== TASK REQUIREMENTS ==
Will you output the lines between the ones holding "Emit a LaTeX" and "(informacao) at (799,209)", inclusive, exactly as they stand, and only those lines, with the pictures left out?

== GIVEN DATA ==
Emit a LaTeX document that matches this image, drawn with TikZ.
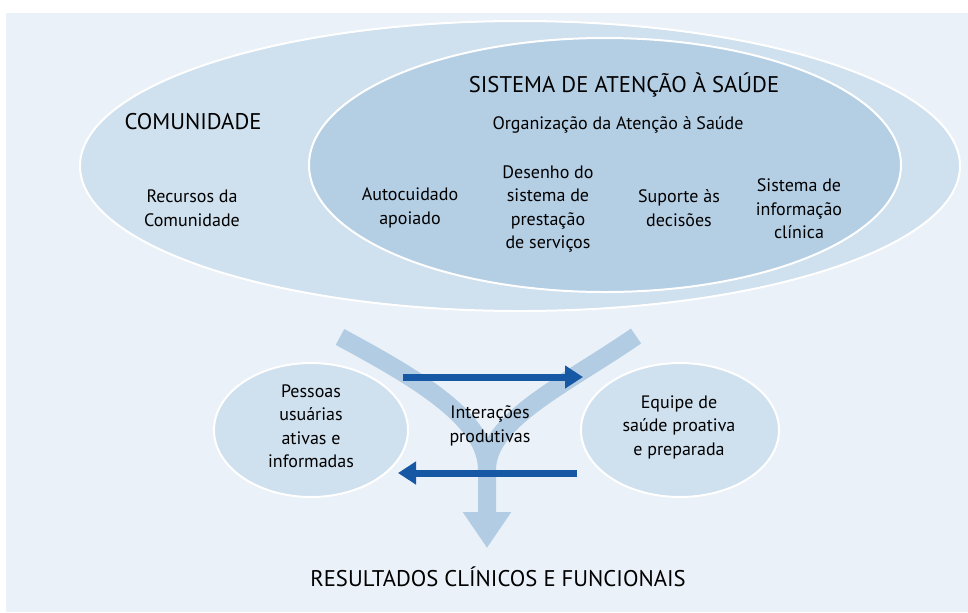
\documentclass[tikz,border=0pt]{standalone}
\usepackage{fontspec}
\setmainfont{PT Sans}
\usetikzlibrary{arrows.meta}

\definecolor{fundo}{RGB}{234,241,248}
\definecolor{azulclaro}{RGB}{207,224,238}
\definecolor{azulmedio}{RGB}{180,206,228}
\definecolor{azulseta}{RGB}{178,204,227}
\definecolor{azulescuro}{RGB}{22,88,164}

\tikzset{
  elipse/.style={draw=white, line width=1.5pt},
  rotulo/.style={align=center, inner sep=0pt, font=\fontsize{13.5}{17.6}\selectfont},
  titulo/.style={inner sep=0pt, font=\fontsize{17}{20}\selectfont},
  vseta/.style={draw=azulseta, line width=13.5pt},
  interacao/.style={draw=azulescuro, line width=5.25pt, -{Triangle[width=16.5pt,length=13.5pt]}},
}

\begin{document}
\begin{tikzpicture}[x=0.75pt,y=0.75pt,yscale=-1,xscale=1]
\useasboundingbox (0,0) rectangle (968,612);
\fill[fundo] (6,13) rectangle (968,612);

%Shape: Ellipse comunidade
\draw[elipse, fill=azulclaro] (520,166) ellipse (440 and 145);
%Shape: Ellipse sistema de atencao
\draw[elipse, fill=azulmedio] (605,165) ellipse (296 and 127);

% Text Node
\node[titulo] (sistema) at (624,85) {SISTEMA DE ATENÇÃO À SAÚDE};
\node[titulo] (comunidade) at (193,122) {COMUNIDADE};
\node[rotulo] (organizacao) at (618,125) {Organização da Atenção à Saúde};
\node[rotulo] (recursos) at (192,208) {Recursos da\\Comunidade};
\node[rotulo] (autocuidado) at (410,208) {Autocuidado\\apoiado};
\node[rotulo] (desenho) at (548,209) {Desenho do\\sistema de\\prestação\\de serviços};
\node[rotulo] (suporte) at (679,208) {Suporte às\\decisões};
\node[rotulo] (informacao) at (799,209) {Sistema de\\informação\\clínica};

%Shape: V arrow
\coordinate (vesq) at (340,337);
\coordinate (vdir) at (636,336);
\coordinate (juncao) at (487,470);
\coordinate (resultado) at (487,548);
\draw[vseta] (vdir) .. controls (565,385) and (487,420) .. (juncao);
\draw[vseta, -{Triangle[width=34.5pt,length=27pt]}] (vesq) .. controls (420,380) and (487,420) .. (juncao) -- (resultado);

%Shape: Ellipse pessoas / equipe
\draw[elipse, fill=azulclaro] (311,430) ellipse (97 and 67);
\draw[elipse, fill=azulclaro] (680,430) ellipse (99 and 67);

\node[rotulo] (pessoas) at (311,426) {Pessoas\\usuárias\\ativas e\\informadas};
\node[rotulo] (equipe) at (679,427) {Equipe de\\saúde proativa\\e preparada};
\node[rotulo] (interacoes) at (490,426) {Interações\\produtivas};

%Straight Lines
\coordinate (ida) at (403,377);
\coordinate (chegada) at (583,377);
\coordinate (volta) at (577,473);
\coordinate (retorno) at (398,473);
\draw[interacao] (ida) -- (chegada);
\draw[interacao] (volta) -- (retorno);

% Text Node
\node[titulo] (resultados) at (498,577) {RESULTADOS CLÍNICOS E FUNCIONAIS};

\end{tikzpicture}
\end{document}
==
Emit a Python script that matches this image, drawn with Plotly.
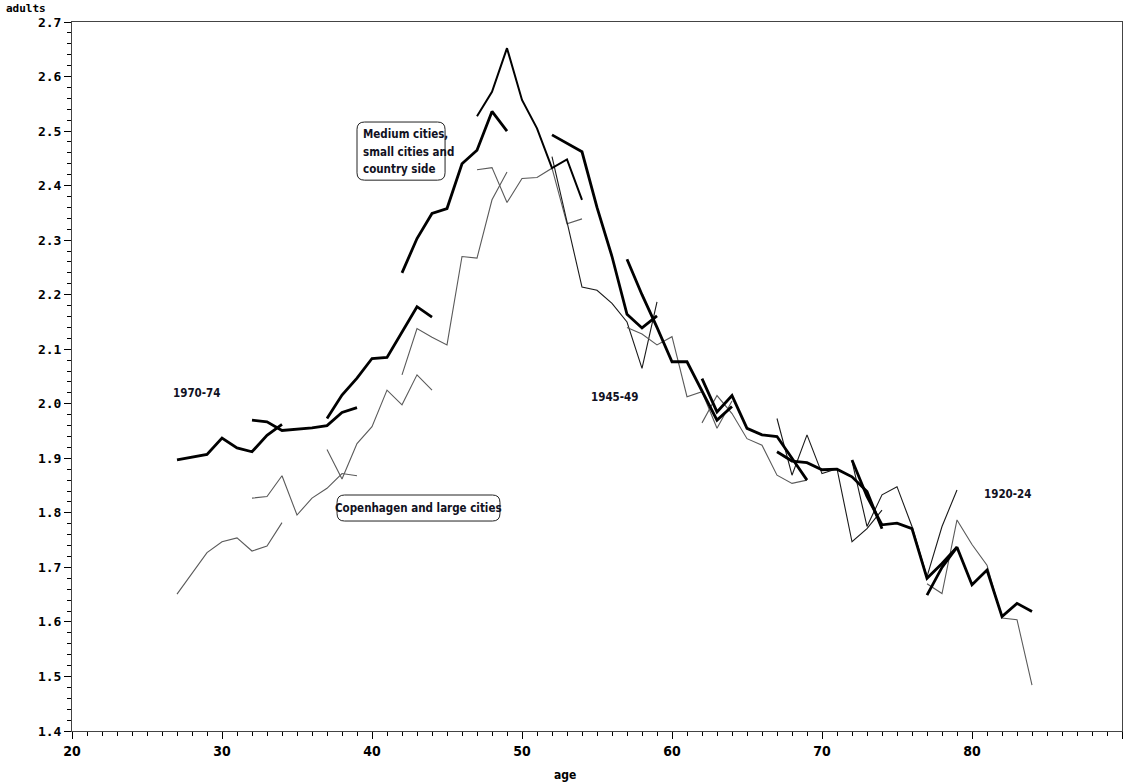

== RIGHT ANSWER ==
Emit a LaTeX document that matches this image, drawn with TikZ.
\documentclass[tikz,border=0pt]{standalone}
\usepackage{fontspec}
\setmainfont{PT Sans}
\usetikzlibrary{arrows.meta}

\definecolor{fundo}{RGB}{234,241,248}
\definecolor{azulclaro}{RGB}{207,224,238}
\definecolor{azulmedio}{RGB}{180,206,228}
\definecolor{azulseta}{RGB}{178,204,227}
\definecolor{azulescuro}{RGB}{22,88,164}

\tikzset{
  elipse/.style={draw=white, line width=1.5pt},
  rotulo/.style={align=center, inner sep=0pt, font=\fontsize{13.5}{17.6}\selectfont},
  titulo/.style={inner sep=0pt, font=\fontsize{17}{20}\selectfont},
  vseta/.style={draw=azulseta, line width=13.5pt},
  interacao/.style={draw=azulescuro, line width=5.25pt, -{Triangle[width=16.5pt,length=13.5pt]}},
}

\begin{document}
\begin{tikzpicture}[x=0.75pt,y=0.75pt,yscale=-1,xscale=1]
\useasboundingbox (0,0) rectangle (968,612);
\fill[fundo] (6,13) rectangle (968,612);

%Shape: Ellipse comunidade
\draw[elipse, fill=azulclaro] (520,166) ellipse (440 and 145);
%Shape: Ellipse sistema de atencao
\draw[elipse, fill=azulmedio] (605,165) ellipse (296 and 127);

% Text Node
\node[titulo] (sistema) at (624,85) {SISTEMA DE ATENÇÃO À SAÚDE};
\node[titulo] (comunidade) at (193,122) {COMUNIDADE};
\node[rotulo] (organizacao) at (618,125) {Organização da Atenção à Saúde};
\node[rotulo] (recursos) at (192,208) {Recursos da\\Comunidade};
\node[rotulo] (autocuidado) at (410,208) {Autocuidado\\apoiado};
\node[rotulo] (desenho) at (548,209) {Desenho do\\sistema de\\prestação\\de serviços};
\node[rotulo] (suporte) at (679,208) {Suporte às\\decisões};
\node[rotulo] (informacao) at (799,209) {Sistema de\\informação\\clínica};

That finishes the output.